■ What you will do
Return all lines that include the string "with".

■ Available data
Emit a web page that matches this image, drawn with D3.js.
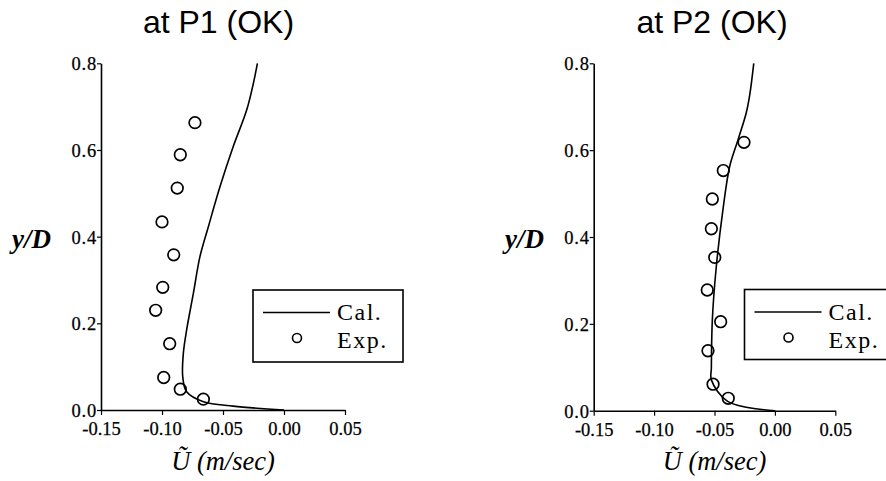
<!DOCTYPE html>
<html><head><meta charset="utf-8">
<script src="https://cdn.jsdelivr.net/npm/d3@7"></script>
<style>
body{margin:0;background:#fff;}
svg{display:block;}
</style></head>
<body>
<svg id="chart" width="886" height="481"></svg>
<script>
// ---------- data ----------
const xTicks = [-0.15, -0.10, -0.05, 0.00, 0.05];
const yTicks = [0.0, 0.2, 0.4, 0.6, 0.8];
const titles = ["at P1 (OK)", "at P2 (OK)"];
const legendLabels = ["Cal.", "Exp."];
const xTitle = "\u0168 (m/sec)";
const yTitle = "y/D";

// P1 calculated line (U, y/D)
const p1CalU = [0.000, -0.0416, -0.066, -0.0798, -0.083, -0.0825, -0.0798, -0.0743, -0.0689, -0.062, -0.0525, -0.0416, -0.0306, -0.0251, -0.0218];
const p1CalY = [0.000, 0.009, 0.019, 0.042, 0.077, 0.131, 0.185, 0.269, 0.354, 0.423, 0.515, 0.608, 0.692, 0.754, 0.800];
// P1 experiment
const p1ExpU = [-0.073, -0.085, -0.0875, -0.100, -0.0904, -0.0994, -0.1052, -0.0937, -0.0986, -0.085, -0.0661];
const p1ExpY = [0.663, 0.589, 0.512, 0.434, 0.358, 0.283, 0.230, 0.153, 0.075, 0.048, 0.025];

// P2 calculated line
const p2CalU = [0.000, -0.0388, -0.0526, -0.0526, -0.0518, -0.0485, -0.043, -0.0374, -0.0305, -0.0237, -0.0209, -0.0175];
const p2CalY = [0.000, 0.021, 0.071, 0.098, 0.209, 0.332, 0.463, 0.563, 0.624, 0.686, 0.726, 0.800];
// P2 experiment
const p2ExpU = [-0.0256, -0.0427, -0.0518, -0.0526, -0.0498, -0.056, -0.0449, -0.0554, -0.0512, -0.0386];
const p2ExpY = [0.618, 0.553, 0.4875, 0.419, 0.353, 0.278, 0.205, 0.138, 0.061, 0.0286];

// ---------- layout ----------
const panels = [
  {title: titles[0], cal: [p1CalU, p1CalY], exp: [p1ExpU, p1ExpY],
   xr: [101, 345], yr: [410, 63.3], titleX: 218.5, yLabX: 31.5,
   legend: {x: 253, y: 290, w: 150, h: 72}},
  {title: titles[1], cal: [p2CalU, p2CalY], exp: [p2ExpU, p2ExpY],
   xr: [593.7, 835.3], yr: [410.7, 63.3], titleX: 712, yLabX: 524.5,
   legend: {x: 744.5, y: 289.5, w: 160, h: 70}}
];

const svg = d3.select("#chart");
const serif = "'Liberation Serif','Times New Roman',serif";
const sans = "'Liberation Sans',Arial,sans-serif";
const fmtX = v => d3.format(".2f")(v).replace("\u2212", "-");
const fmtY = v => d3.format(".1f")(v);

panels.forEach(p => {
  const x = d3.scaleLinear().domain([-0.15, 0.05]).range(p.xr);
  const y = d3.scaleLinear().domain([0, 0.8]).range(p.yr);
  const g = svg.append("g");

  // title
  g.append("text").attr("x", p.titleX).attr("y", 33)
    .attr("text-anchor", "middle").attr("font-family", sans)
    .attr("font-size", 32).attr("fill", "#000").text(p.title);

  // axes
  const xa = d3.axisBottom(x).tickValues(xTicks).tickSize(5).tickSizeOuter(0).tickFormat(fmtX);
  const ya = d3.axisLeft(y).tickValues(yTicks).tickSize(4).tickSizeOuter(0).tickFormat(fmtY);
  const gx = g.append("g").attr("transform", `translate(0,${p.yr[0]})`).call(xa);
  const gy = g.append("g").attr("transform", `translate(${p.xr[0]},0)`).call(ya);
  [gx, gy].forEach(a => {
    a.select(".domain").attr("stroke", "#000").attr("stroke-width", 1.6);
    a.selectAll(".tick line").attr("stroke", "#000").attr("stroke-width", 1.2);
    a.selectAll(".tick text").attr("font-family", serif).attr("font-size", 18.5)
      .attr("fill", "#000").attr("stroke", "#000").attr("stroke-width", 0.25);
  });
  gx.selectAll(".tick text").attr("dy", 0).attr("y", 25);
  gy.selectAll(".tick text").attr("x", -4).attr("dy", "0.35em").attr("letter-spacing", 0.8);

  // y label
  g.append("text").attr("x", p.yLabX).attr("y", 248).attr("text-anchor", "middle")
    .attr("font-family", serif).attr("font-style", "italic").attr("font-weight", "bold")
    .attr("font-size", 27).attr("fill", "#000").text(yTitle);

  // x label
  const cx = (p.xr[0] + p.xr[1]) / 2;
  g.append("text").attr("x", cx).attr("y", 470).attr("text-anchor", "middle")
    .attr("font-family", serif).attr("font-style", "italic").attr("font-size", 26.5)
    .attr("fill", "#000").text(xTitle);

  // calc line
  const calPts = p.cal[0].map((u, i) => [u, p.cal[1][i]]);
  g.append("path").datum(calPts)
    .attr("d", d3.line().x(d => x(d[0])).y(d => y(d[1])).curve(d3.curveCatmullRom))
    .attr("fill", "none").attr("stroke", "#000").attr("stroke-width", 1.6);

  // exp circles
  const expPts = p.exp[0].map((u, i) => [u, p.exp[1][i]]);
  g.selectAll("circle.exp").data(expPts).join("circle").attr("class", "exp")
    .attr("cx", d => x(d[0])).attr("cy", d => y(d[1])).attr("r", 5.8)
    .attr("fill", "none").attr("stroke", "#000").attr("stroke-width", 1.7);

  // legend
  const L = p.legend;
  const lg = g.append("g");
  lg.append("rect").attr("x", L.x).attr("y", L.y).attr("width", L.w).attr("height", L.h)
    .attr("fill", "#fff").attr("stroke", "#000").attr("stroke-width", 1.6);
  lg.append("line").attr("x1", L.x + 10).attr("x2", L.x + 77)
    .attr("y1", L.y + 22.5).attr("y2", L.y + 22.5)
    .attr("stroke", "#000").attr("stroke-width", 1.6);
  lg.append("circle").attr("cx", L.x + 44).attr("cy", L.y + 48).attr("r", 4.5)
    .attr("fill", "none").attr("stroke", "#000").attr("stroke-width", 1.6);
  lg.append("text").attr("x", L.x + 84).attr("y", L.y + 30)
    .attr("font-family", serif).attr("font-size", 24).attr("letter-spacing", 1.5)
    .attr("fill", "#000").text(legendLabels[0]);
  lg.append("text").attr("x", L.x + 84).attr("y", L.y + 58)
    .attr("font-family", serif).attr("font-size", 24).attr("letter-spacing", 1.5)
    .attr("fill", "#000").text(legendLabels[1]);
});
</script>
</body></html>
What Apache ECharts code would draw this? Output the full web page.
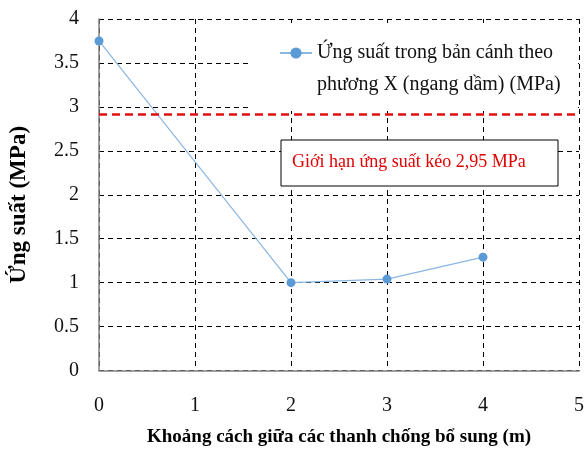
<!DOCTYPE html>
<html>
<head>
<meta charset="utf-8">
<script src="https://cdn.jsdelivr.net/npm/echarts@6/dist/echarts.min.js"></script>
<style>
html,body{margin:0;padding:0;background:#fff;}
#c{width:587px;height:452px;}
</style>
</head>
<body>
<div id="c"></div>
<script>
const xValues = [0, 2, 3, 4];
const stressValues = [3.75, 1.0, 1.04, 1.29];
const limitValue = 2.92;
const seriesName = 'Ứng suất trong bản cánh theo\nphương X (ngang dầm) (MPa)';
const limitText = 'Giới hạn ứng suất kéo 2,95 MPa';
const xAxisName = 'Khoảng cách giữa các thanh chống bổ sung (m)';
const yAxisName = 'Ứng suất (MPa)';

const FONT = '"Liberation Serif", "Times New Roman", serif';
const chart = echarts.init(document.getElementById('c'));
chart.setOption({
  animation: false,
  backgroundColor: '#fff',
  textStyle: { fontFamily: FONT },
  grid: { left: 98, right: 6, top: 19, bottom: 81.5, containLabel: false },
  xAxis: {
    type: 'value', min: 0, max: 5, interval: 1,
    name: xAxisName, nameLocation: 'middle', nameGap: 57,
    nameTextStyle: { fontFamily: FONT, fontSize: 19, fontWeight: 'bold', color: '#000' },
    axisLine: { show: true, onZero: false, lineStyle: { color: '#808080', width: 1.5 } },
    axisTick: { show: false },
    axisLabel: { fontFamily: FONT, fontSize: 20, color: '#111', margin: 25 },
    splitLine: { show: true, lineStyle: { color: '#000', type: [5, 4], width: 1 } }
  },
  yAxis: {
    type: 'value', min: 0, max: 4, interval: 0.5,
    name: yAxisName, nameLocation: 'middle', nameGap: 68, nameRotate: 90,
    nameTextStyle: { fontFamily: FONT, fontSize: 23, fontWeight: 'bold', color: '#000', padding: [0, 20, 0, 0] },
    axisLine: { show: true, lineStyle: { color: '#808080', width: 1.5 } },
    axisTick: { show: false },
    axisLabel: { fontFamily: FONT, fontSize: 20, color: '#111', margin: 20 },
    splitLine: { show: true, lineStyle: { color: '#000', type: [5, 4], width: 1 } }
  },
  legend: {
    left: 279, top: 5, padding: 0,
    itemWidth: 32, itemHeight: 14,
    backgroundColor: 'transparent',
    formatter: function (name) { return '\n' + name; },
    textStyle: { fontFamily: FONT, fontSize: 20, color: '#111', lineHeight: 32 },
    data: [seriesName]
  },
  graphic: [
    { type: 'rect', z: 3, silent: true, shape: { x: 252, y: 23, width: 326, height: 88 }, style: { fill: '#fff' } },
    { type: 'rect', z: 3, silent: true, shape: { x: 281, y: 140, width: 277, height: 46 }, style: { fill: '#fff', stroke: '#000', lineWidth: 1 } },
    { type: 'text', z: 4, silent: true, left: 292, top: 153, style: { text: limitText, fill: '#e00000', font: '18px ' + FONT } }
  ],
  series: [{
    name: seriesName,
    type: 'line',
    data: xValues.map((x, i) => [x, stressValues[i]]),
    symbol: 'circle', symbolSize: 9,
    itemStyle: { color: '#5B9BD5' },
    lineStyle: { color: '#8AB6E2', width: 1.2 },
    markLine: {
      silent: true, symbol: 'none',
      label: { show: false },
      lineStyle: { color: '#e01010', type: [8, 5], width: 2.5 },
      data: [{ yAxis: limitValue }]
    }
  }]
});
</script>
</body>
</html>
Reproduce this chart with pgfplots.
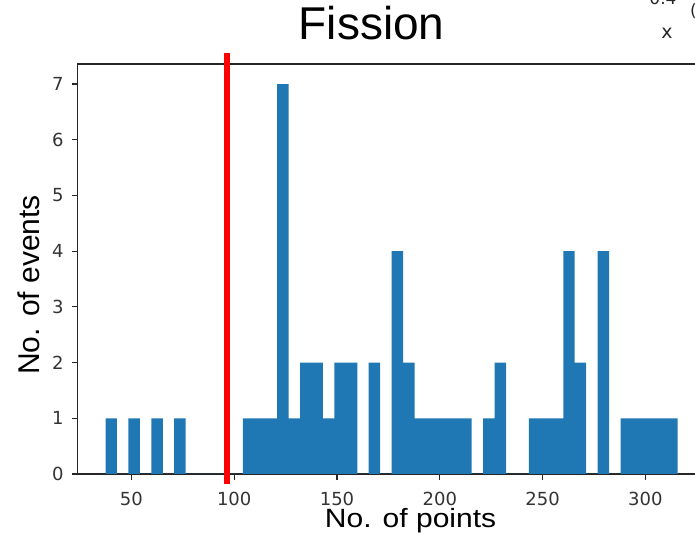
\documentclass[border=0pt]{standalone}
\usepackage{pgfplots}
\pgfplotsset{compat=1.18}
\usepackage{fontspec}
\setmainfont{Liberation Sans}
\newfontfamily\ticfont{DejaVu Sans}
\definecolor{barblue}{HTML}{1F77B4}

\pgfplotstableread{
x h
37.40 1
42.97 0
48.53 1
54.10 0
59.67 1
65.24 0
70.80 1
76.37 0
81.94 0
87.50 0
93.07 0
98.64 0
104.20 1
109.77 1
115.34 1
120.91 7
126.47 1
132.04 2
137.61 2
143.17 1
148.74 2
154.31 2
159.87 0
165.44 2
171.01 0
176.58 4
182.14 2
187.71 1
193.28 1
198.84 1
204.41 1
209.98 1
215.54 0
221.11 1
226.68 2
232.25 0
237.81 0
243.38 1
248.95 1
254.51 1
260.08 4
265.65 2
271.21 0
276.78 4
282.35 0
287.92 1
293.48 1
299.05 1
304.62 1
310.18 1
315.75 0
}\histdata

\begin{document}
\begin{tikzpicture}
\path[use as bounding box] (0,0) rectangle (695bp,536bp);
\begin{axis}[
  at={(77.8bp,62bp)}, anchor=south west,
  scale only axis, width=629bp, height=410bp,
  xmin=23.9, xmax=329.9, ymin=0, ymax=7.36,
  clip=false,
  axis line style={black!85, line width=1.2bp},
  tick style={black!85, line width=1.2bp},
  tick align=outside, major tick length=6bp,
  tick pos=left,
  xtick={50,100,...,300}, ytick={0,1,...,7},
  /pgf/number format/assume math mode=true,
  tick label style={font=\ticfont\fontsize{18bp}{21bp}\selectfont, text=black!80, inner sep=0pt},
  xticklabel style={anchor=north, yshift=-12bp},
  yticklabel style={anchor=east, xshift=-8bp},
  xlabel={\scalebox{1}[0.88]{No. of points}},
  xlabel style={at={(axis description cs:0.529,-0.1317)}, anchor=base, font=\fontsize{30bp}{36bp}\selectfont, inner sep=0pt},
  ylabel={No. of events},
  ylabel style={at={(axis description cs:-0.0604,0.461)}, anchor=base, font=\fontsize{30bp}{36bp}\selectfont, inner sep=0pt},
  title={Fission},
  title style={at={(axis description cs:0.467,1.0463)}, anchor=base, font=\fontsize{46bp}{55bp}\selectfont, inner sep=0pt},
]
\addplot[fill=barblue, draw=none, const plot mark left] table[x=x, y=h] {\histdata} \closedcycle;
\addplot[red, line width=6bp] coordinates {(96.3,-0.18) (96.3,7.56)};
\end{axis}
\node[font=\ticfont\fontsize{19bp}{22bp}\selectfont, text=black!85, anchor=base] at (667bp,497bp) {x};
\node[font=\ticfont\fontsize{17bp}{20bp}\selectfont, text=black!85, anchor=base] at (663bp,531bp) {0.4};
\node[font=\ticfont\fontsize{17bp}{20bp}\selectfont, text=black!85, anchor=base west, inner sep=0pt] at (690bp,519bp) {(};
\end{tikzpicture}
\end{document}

■ Expected answer
Emit a web page that matches this image, drawn with D3.js.
Reproduce this chart with pgfplots.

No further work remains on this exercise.